Władimir Putin uważa, że ludzkości nie grozi wojna jądrowa. Podczas spotkania z szefami światowych agencji prasowych w Sankt Petersburgu rosyjski przywódca zapewnił, że obecne napięcia w kontaktach Moskwy z Waszyngtonem nie przekładają się na wzrost ryzyka wybuchu globalnego konfliktu atomowego.

Gospodarz Kremla oskarżył Stany Zjednoczone o agresywną retorykę, nastawioną na konfrontację z Rosją. Podkreślił przy tym, że taki stan stosunków rosyjsko - amerykańskich nie oznacza wzrostu zagrożenia jądrową konfrontacją. „Rosja nie jest agresorem i nie dąży do podwyższenia poziomu napięcia, ale jest zobowiązana reagować na działania Zachodu” - cytuje wypowiedź Władimira Putina agencja TASS.

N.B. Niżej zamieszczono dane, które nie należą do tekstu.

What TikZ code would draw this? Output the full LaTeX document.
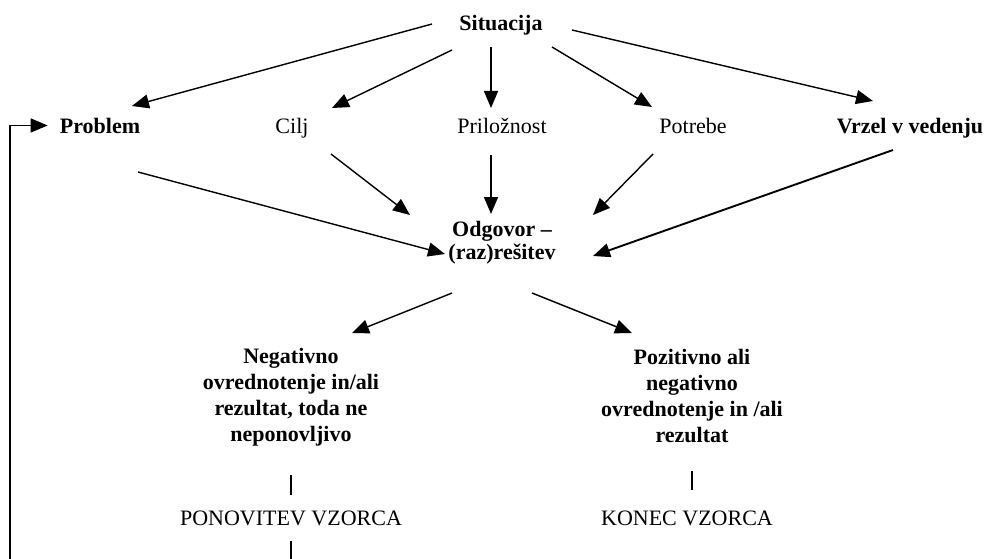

Wcześniej rosyjski przywódca zapewniał, że będzie dążył do pokojowego uregulowania konfliktu w Donbasie. Zapowiadając, że Moskwa postara się wpłynąć na separatystów, aby przestrzegali mińskich porozumień pokojowych, wyraził nadzieję na podobne działania zachodnich państw wobec władz Ukrainy.